▸ Provided material:

— BEGIN —

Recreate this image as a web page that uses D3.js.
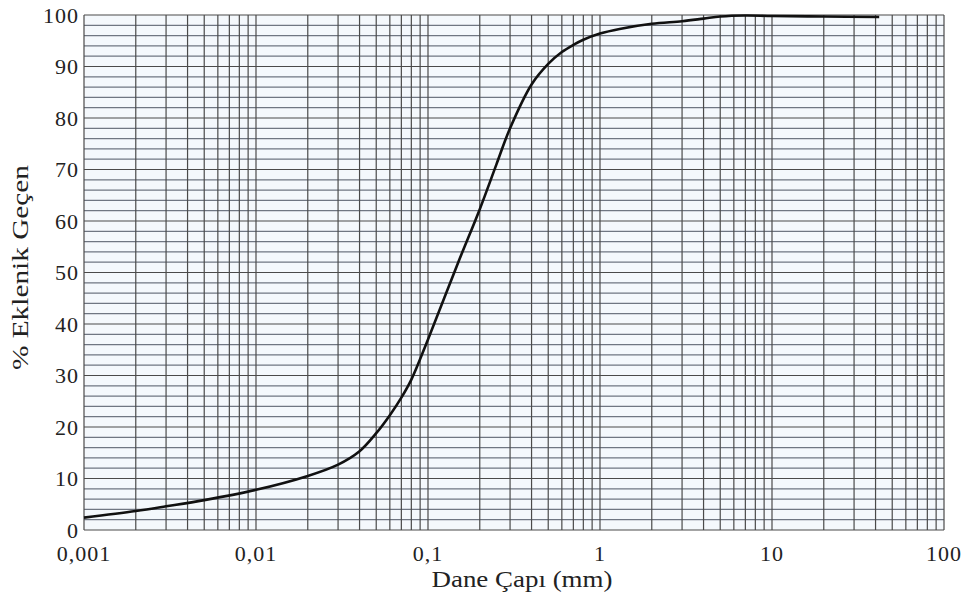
<!DOCTYPE html>
<html>
<head>
<meta charset="utf-8">
<script src="https://cdn.jsdelivr.net/npm/d3@7"></script>
<style>
  body { margin: 0; background: #fff; }
  svg text { font-family: "Liberation Serif", "DejaVu Serif", serif; fill: #222; }
</style>
</head>
<body>
<svg id="chart" width="963" height="601"></svg>
<script>
// grain size (mm) and % passing
const grainSize = [0.001, 0.002, 0.003, 0.005, 0.01, 0.02, 0.03, 0.04, 0.05, 0.06, 0.07, 0.08,
  0.1, 0.15, 0.2, 0.25, 0.3, 0.4, 0.5, 0.6, 0.7, 0.8, 1, 1.3, 2, 3, 4, 5, 7, 10, 20, 42];
const passing = [2.4, 3.7, 4.6, 5.8, 7.8, 10.5, 12.7, 15.3, 18.8, 22.3, 25.7, 29.2,
  37, 52, 62.3, 71, 78, 86.5, 90.5, 92.8, 94.2, 95.2, 96.4, 97.3, 98.3, 98.8, 99.3, 99.7, 99.9, 99.8, 99.7, 99.6];

const xTicks = [0.001, 0.01, 0.1, 1, 10, 100];
const xTickLabels = ["0,001", "0,01", "0,1", "1", "10", "100"];
const yTicks = [0, 10, 20, 30, 40, 50, 60, 70, 80, 90, 100];

const svg = d3.select("#chart"),
  margin = { top: 15, right: 19, bottom: 71, left: 84 },
  plotWidth = 963 - margin.left - margin.right,
  plotHeight = 601 - margin.top - margin.bottom;

const g = svg.append("g").attr("transform", `translate(${margin.left},${margin.top})`);

const x = d3.scaleLog().domain([0.001, 100]).range([0, plotWidth]);
const y = d3.scaleLinear().domain([0, 100]).range([plotHeight, 0]);

g.append("rect")
  .attr("width", plotWidth)
  .attr("height", plotHeight)
  .attr("fill", "#f4f8fc");

// horizontal grid every 2 %
g.append("g").selectAll("line")
  .data(d3.range(0, 101, 2))
  .join("line")
  .attr("x1", 0).attr("x2", plotWidth)
  .attr("y1", d => y(d)).attr("y2", d => y(d))
  .attr("stroke", d => d % 10 === 0 ? "#4a4a4a" : "#6f7682")
  .attr("stroke-width", 1.2);

// vertical grid 1..9 in each decade
const vLines = [];
[0.001, 0.01, 0.1, 1, 10].forEach(dec => d3.range(1, 10).forEach(k => vLines.push(dec * k)));
vLines.push(100);

g.append("g").selectAll("line")
  .data(vLines)
  .join("line")
  .attr("x1", d => x(d)).attr("x2", d => x(d))
  .attr("y1", 0).attr("y2", plotHeight)
  .attr("stroke", "#4a4a4a")
  .attr("stroke-width", 1.2);

// tick labels
g.append("g").selectAll("text")
  .data(yTicks)
  .join("text")
  .attr("x", -5)
  .attr("y", d => y(d) + 7.5)
  .attr("text-anchor", "end")
  .attr("font-size", 22)
  .attr("letter-spacing", 1)
  .text(d => d);

g.append("g").selectAll("text")
  .data(xTicks)
  .join("text")
  .attr("x", d => x(d))
  .attr("y", plotHeight + 31)
  .attr("text-anchor", "middle")
  .attr("font-size", 22)
  .attr("letter-spacing", 1)
  .text((d, i) => xTickLabels[i]);

// axis titles
svg.append("text")
  .attr("x", 522)
  .attr("y", 587)
  .attr("text-anchor", "middle")
  .attr("font-size", 23)
  .attr("textLength", 181)
  .attr("lengthAdjust", "spacingAndGlyphs")
  .text("Dane Çapı (mm)");

svg.append("text")
  .attr("transform", "translate(27.5,267.5) rotate(-90)")
  .attr("text-anchor", "middle")
  .attr("font-size", 23)
  .attr("textLength", 205)
  .attr("lengthAdjust", "spacingAndGlyphs")
  .text("% Eklenik Geçen");

// grading curve
const line = d3.line()
  .x(d => x(d[0]))
  .y(d => y(d[1]))
  .curve(d3.curveCatmullRom.alpha(0.5));

g.append("path")
  .datum(grainSize.map((s, i) => [s, passing[i]]))
  .attr("fill", "none")
  .attr("stroke", "#111")
  .attr("stroke-width", 2.6)
  .attr("d", line);
</script>
</body>
</html>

— END —

▸ To be done: Copy out each line exactly, without the pictures.

▸ Solved problem:
Recreate this image as a web page that uses D3.js.
<!DOCTYPE html>
<html>
<head>
<meta charset="utf-8">
<script src="https://cdn.jsdelivr.net/npm/d3@7"></script>
<style>
  body { margin: 0; background: #fff; }
  svg text { font-family: "Liberation Serif", "DejaVu Serif", serif; fill: #222; }
</style>
</head>
<body>
<svg id="chart" width="963" height="601"></svg>
<script>
// grain size (mm) and % passing
const grainSize = [0.001, 0.002, 0.003, 0.005, 0.01, 0.02, 0.03, 0.04, 0.05, 0.06, 0.07, 0.08,
  0.1, 0.15, 0.2, 0.25, 0.3, 0.4, 0.5, 0.6, 0.7, 0.8, 1, 1.3, 2, 3, 4, 5, 7, 10, 20, 42];
const passing = [2.4, 3.7, 4.6, 5.8, 7.8, 10.5, 12.7, 15.3, 18.8, 22.3, 25.7, 29.2,
  37, 52, 62.3, 71, 78, 86.5, 90.5, 92.8, 94.2, 95.2, 96.4, 97.3, 98.3, 98.8, 99.3, 99.7, 99.9, 99.8, 99.7, 99.6];

const xTicks = [0.001, 0.01, 0.1, 1, 10, 100];
const xTickLabels = ["0,001", "0,01", "0,1", "1", "10", "100"];
const yTicks = [0, 10, 20, 30, 40, 50, 60, 70, 80, 90, 100];

const svg = d3.select("#chart"),
  margin = { top: 15, right: 19, bottom: 71, left: 84 },
  plotWidth = 963 - margin.left - margin.right,
  plotHeight = 601 - margin.top - margin.bottom;

const g = svg.append("g").attr("transform", `translate(${margin.left},${margin.top})`);

const x = d3.scaleLog().domain([0.001, 100]).range([0, plotWidth]);
const y = d3.scaleLinear().domain([0, 100]).range([plotHeight, 0]);

g.append("rect")
  .attr("width", plotWidth)
  .attr("height", plotHeight)
  .attr("fill", "#f4f8fc");

// horizontal grid every 2 %
g.append("g").selectAll("line")
  .data(d3.range(0, 101, 2))
  .join("line")
  .attr("x1", 0).attr("x2", plotWidth)
  .attr("y1", d => y(d)).attr("y2", d => y(d))
  .attr("stroke", d => d % 10 === 0 ? "#4a4a4a" : "#6f7682")
  .attr("stroke-width", 1.2);

// vertical grid 1..9 in each decade
const vLines = [];
[0.001, 0.01, 0.1, 1, 10].forEach(dec => d3.range(1, 10).forEach(k => vLines.push(dec * k)));
vLines.push(100);

g.append("g").selectAll("line")
  .data(vLines)
  .join("line")
  .attr("x1", d => x(d)).attr("x2", d => x(d))
  .attr("y1", 0).attr("y2", plotHeight)
  .attr("stroke", "#4a4a4a")
  .attr("stroke-width", 1.2);

// tick labels
g.append("g").selectAll("text")
  .data(yTicks)
  .join("text")
  .attr("x", -5)
  .attr("y", d => y(d) + 7.5)
  .attr("text-anchor", "end")
  .attr("font-size", 22)
  .attr("letter-spacing", 1)
  .text(d => d);

g.append("g").selectAll("text")
  .data(xTicks)
  .join("text")
  .attr("x", d => x(d))
  .attr("y", plotHeight + 31)
  .attr("text-anchor", "middle")
  .attr("font-size", 22)
  .attr("letter-spacing", 1)
  .text((d, i) => xTickLabels[i]);

// axis titles
svg.append("text")
  .attr("x", 522)
  .attr("y", 587)
  .attr("text-anchor", "middle")
  .attr("font-size", 23)
  .attr("textLength", 181)
  .attr("lengthAdjust", "spacingAndGlyphs")
  .text("Dane Çapı (mm)");

svg.append("text")
  .attr("transform", "translate(27.5,267.5) rotate(-90)")
  .attr("text-anchor", "middle")
  .attr("font-size", 23)
  .attr("textLength", 205)
  .attr("lengthAdjust", "spacingAndGlyphs")
  .text("% Eklenik Geçen");

// grading curve
const line = d3.line()
  .x(d => x(d[0]))
  .y(d => y(d[1]))
  .curve(d3.curveCatmullRom.alpha(0.5));

g.append("path")
  .datum(grainSize.map((s, i) => [s, passing[i]]))
  .attr("fill", "none")
  .attr("stroke", "#111")
  .attr("stroke-width", 2.6)
  .attr("d", line);
</script>
</body>
</html>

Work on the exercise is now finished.